Escape the Titanic is a free puzzle game whose name tells you everything you need to know.

You’re trying to escape the Titanic as it sinks. With the tagline “A Devious Escape Puzzler” you’re pretty much set.

Get in there and start trying not to drown.

By using a situation like the sinking of the Titanic which everybody is pretty familiar with, the game gets away with avoiding a lot of tedious set up and exposition.

When it wants something mechanical to use for a puzzle, it just puts it behind a door marked ‘engine room’.

When it wants some obstacles to put in the way, it just makes them other passengers. As the player we accept it because these are things that we comfortably associate with the Titanic, so we can get straight into playing the game without wanting things explained or justified.

And apart from a short piece of text at the beginning that’s what happens – the game jumps straight into icebergs and puzzles that need solving.

Most of the puzzles follow the same loose structure: you want to get somewhere, but there’s something in your way and you have to figure out a way past it.

Sometimes this involves a test of memory, or of spatial awareness, occasionally even of maths (these are the least fun puzzles).

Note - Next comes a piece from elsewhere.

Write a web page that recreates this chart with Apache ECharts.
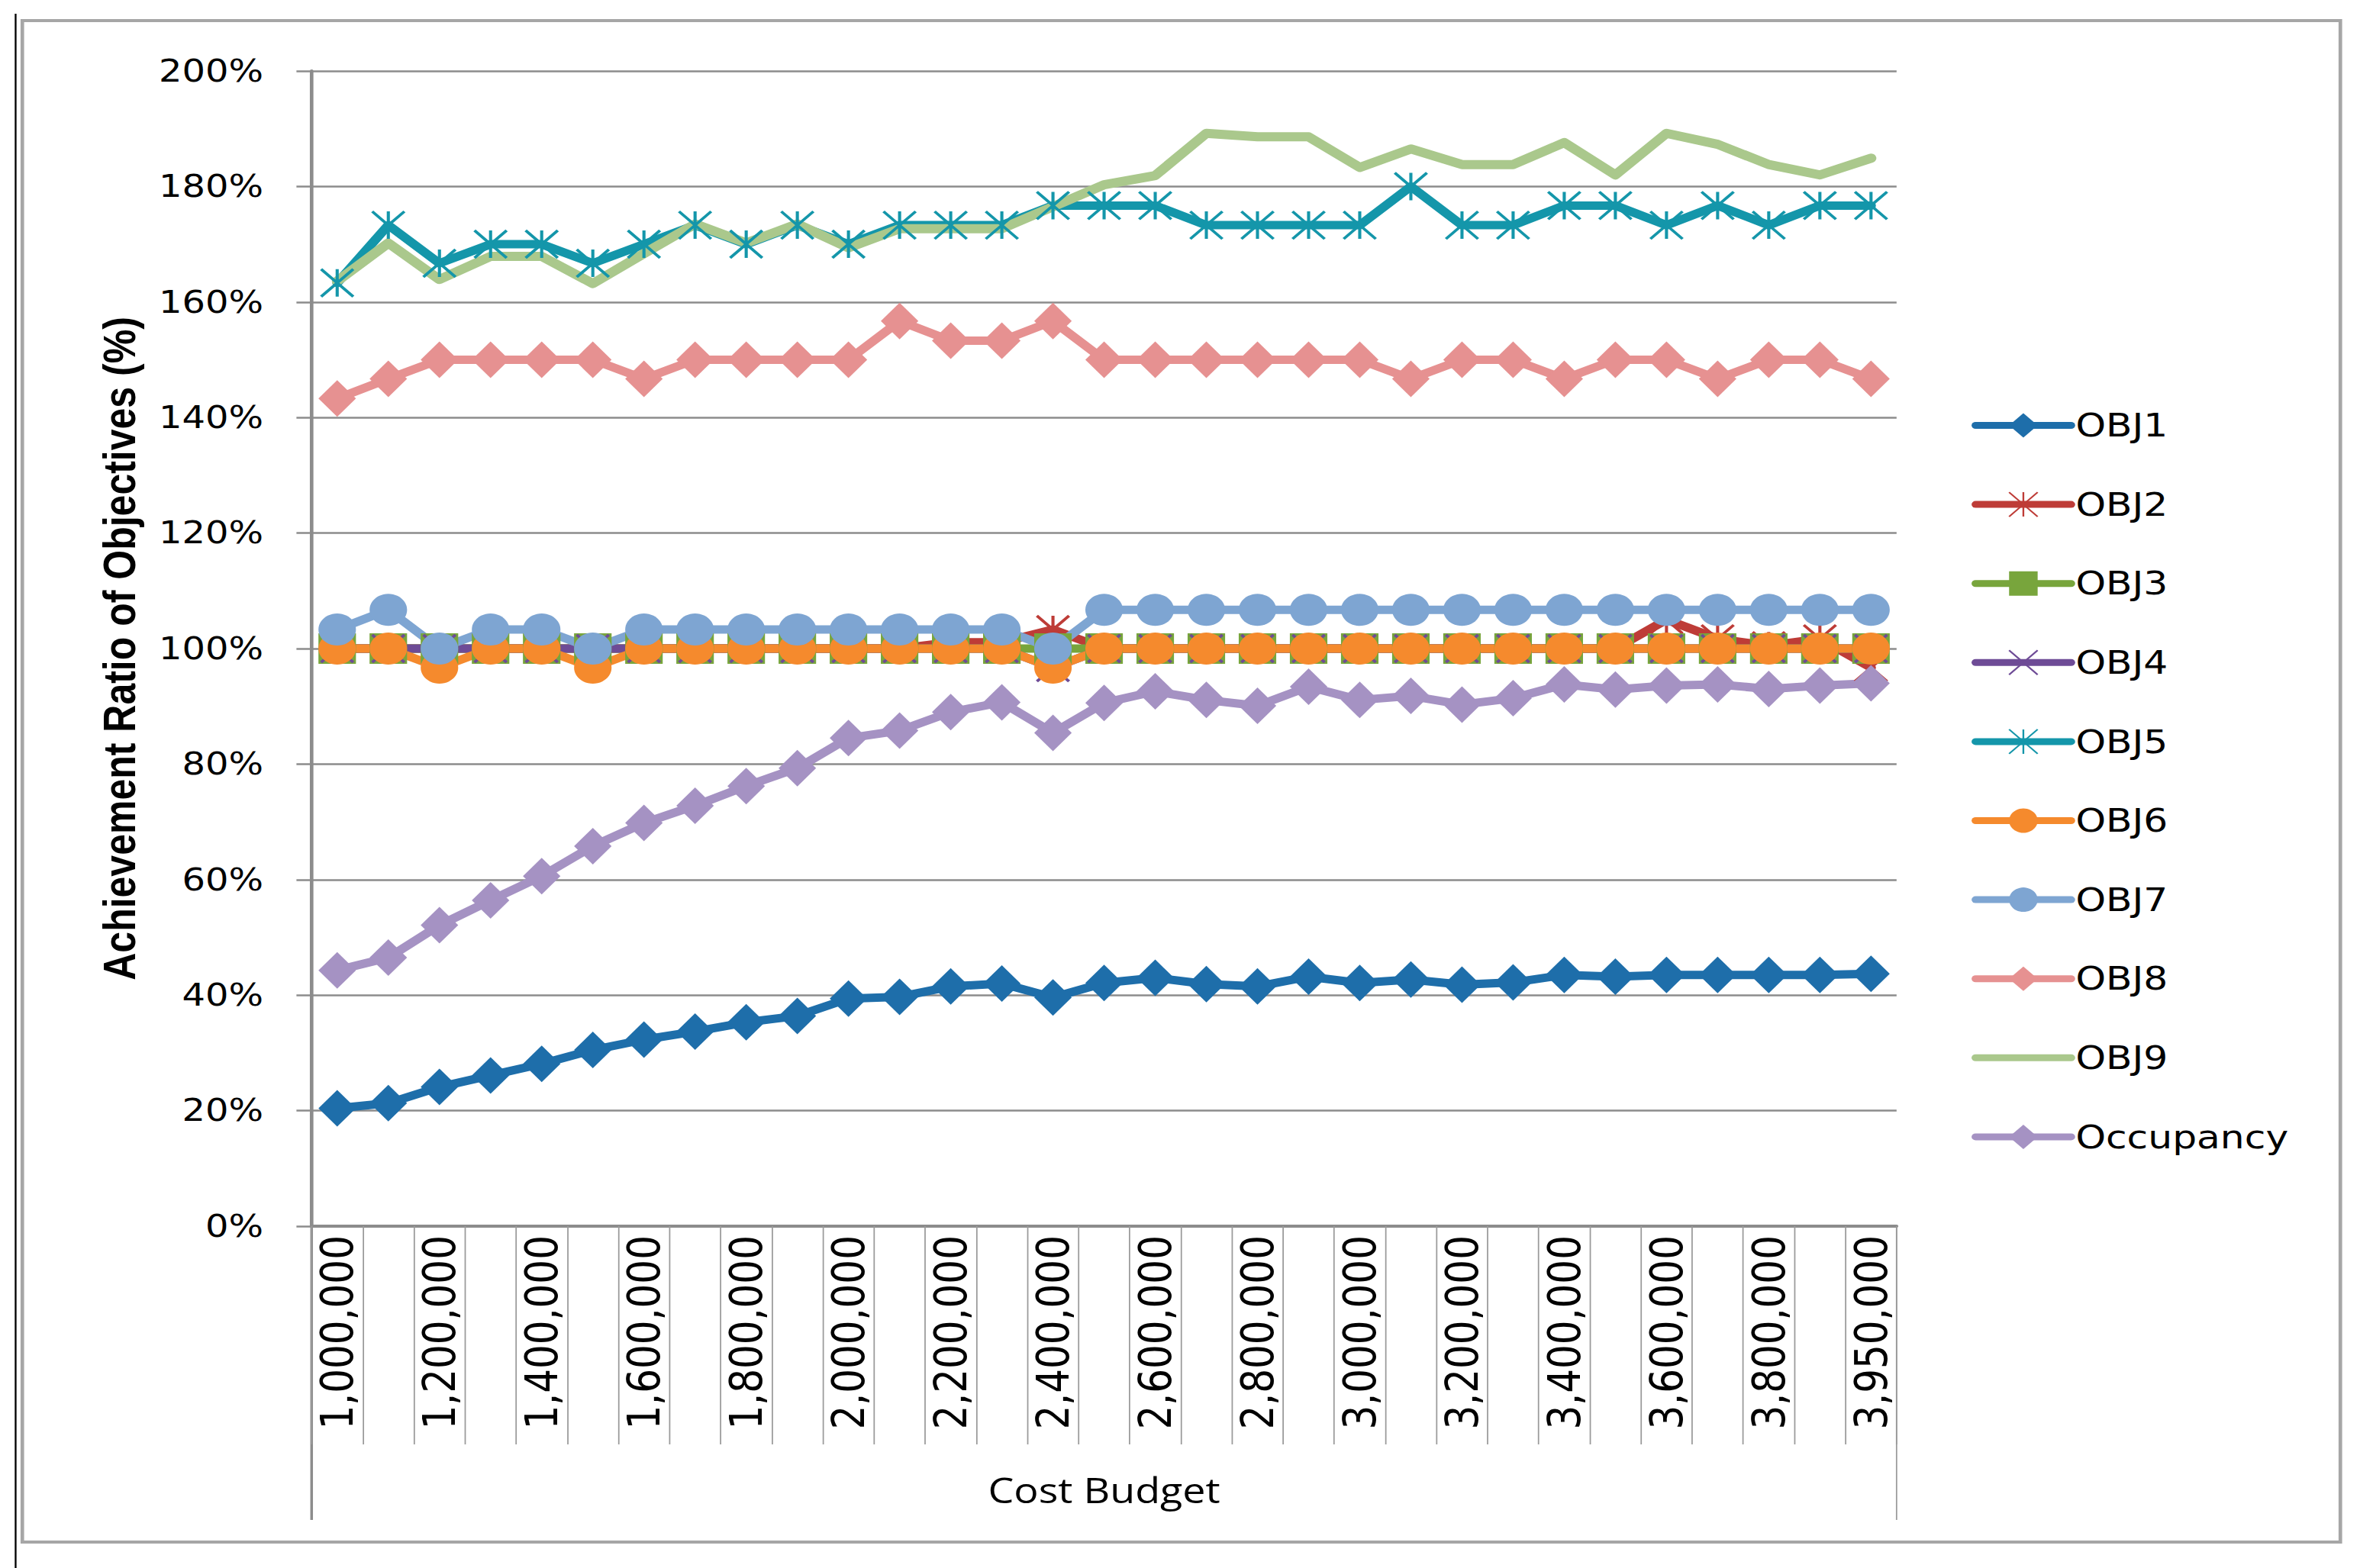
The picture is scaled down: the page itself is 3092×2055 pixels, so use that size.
<!DOCTYPE html>
<html><head><meta charset="utf-8">
<script src="https://cdn.jsdelivr.net/npm/echarts@6/dist/echarts.min.js"></script>
<style>
html,body{margin:0;padding:0;background:#fff;overflow:hidden;width:3092px;height:2055px;}
#wrap{width:3092px;height:2055px;overflow:hidden;position:relative;background:#fff;}
#chart{width:2643px;height:2055px;transform:scaleX(1.16988);transform-origin:0 0;}
</style></head>
<body><div id="wrap"><div id="chart"></div></div>
<script>
const categories = ['1,000,000','1,100,000','1,200,000','1,300,000','1,400,000','1,500,000','1,600,000','1,700,000','1,800,000','1,900,000',
  '2,000,000','2,100,000','2,200,000','2,300,000','2,400,000','2,500,000','2,600,000','2,700,000','2,800,000','2,900,000',
  '3,000,000','3,100,000','3,200,000','3,300,000','3,400,000','3,500,000','3,600,000','3,700,000','3,800,000','3,900,000','3,950,000'];
const yTicks = [0,20,40,60,80,100,120,140,160,180,200];

const obj1 = [20.4,21.3,24.1,26.1,28.1,30.5,32.3,33.7,35.3,36.4,39.4,39.7,41.5,42.0,39.6,42.1,43.0,41.9,41.5,43.2,42.1,42.7,41.8,42.2,43.5,43.2,43.5,43.5,43.5,43.5,43.7];
const obj2 = [100,100,100,100,100,100,100,100,100,100,100,100,101.1,101.1,103.3,100,100,100,100,100,100,100,100,100,100,100,105,101.7,100.5,101.7,96.7];
const obj3 = [100,100,100,100,100,100,100,100,100,100,100,100,100,100,100,100,100,100,100,100,100,100,100,100,100,100,100,100,100,100,100];
const obj4 = [100,100,100,100,100,100,100,100,100,100,100,100,100,100,96.7,100,100,100,100,100,100,100,100,100,100,100,100,100,100,100,100];
const obj5 = [163.3,173.3,166.7,170,170,166.7,170,173.3,170,173.3,170,173.3,173.3,173.3,176.7,176.7,176.7,173.3,173.3,173.3,173.3,180,173.3,173.3,176.7,176.7,173.3,176.7,173.3,176.7,176.7];
const obj6 = [100,100,96.7,100,100,96.7,100,100,100,100,100,100,100,100,96.7,100,100,100,100,100,100,100,100,100,100,100,100,100,100,100,100];
const obj7 = [103.3,106.7,100,103.3,103.3,100,103.3,103.3,103.3,103.3,103.3,103.3,103.3,103.3,100,106.7,106.7,106.7,106.7,106.7,106.7,106.7,106.7,106.7,106.7,106.7,106.7,106.7,106.7,106.7,106.7];
const obj8 = [143.3,146.7,150,150,150,150,146.7,150,150,150,150,156.7,153.3,153.3,156.7,150,150,150,150,150,150,146.7,150,150,146.7,150,150,146.7,150,150,146.7];
const obj9 = [163.6,170.2,163.9,167.9,167.9,163.2,168.4,173.5,170.2,173.5,169.4,172.7,172.7,172.7,176.5,180.3,181.9,189.2,188.6,188.6,183.3,186.5,183.8,183.8,187.6,182.0,189.2,187.3,183.8,182.0,184.9];
const occupancy = [44.3,46.5,52.1,56.4,60.6,65.8,69.8,72.8,76.2,79.3,84.5,85.8,89.0,90.7,85.4,90.6,92.6,91.1,90.1,93.4,91.1,91.8,90.3,91.4,93.8,92.9,93.6,93.8,93.0,93.6,94.0];

const seriesNames = ['OBJ1','OBJ2','OBJ3','OBJ4','OBJ5','OBJ6','OBJ7','OBJ8','OBJ9','Occupancy'];
const seriesColors = ['#1E6EAA','#BE3C37','#78A53C','#6E4B96','#1496AA','#F58A2D','#7EA5D2','#E69191','#AAC88C','#A592C3'];
const seriesData = [obj1,obj2,obj3,obj4,obj5,obj6,obj7,obj8,obj9,occupancy];

const XSYM = 'path://M0,0L10,10M10,0L0,10';
const STAR = 'path://M0,0L10,10M10,0L0,10M5,0L5,10';
const symbols = ['diamond', STAR, 'rect', XSYM, STAR, 'circle', 'circle', 'diamond', 'none', 'diamond'];
const symSizes = [[42,48],[36,36],[42,40],[36,36],[36,36],[42,42],[42,42],[42,48],0,[42,48]];

const GRID = {left:349, top:93, width:1775, height:1514};

const series = seriesNames.map((name, i) => {
  const c = seriesColors[i];
  const stroked = (symbols[i] === STAR || symbols[i] === XSYM);
  return {
    name: name,
    type: 'line',
    data: seriesData[i],
    symbol: symbols[i],
    symbolSize: symSizes[i],
    showSymbol: symbols[i] !== 'none',
    showAllSymbol: true,
    lineStyle: {color: c, width: i === 8 ? 12 : 11, cap: 'round', join: 'round'},
    itemStyle: stroked ? {color: c, borderColor: c, borderWidth: 3.5} : {color: c, borderWidth: 0},
    emphasis: {disabled: true},
    animation: false
  };
});

const legendData = seriesNames.map((name, i) => (
  symbols[i] === 'none'
    ? {name: name, itemStyle: {opacity: 0, color: 'transparent', borderWidth: 0}}
    : {name: name}
));

const chart = echarts.init(document.getElementById('chart'), null, {renderer: 'svg'});
chart.setOption({
  backgroundColor: '#ffffff',
  animation: false,
  grid: GRID,
  legend: {
    orient: 'vertical',
    left: 2208,
    top: 536,
    itemWidth: 107,
    itemHeight: 40,
    itemGap: 60.6,
    padding: 0,
    selectedMode: false,
    lineStyle: {width: 9},
    textStyle: {fontFamily: 'DejaVu Sans', fontSize: 43, color: '#000', lineHeight: 40},
    data: legendData
  },
  xAxis: {
    type: 'category',
    data: categories,
    boundaryGap: true,
    name: 'Cost Budget',
    nameLocation: 'middle',
    nameGap: 323,
    nameTextStyle: {fontFamily: 'Open Sans', fontSize: 46, color: '#000'},
    axisLine: {show: true, lineStyle: {color: '#8c8c8c', width: 4}},
    axisTick: {show: true, interval: 0, length: 286, lineStyle: {color: '#9a9a9a', width: 1.5}},
    axisLabel: {interval: 1, rotate: 90, margin: 12, fontFamily: 'DejaVu Sans', fontSize: 50, color: '#000'},
    splitLine: {show: false}
  },
  yAxis: {
    type: 'value',
    min: 0, max: 200, interval: 20,
    name: 'Achievement Ratio of Objectives (%)',
    nameLocation: 'middle',
    nameRotate: 90,
    nameGap: 190,
    nameTextStyle: {fontFamily: 'Liberation Sans', fontWeight: 'bold', fontSize: 50, color: '#000'},
    axisLine: {show: true, lineStyle: {color: '#8c8c8c', width: 4}},
    axisTick: {show: true, length: 17, lineStyle: {color: '#8c8c8c', width: 2.5}},
    axisLabel: {margin: 54, fontFamily: 'DejaVu Sans', fontSize: 41, color: '#000', formatter: '{value}%'},
    splitLine: {show: true, lineStyle: {color: '#8c8c8c', width: 2.5}}
  },
  graphic: [
    {type: 'rect', shape: {x: 25, y: 27, width: 2596, height: 1994}, style: {fill: 'none', stroke: '#a6a6a6', lineWidth: 4}, silent: true},
    {type: 'line', shape: {x1: 17.5, y1: 18, x2: 17.5, y2: 2055}, style: {stroke: '#000', lineWidth: 2}, silent: true},
    {type: 'line', shape: {x1: GRID.left, y1: GRID.top + GRID.height, x2: GRID.left, y2: 1992}, style: {stroke: '#8c8c8c', lineWidth: 3}, silent: true},
    {type: 'line', shape: {x1: GRID.left + GRID.width, y1: GRID.top + GRID.height, x2: GRID.left + GRID.width, y2: 1992}, style: {stroke: '#9a9a9a', lineWidth: 1.5}, silent: true}
  ],
  series: series
});
</script>
</body></html>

Sometimes there’s a time limit, and even though it’s just a cartoon image on my phone screen, there’s still something pretty stressful about watching the water rise over your head as you hurry to clear debris from a doorway.

Most of the puzzles are presented to you without a lot of explanation, so there’s a twofold challenge of first figuring out what you’re supposed to do and then how to do it.

Personally I didn’t find any of the puzzles impossibly difficult (not boasting, just saying), but there is enough of a challenge, and enough variety in the type of puzzles, to keep me entertained.

Not the sort of game you’d shut the curtains and settle down with for the afternoon, but a great way to occupy yourself on a bus ride or something.

Like any game I review, Escape the Titanic really only has to pass one crucial test: will I keep it on my phone and keep playing it now that I’ve finished reviewing it? The answer is yes. I’m having fun, and I want to see if I make it off this ship.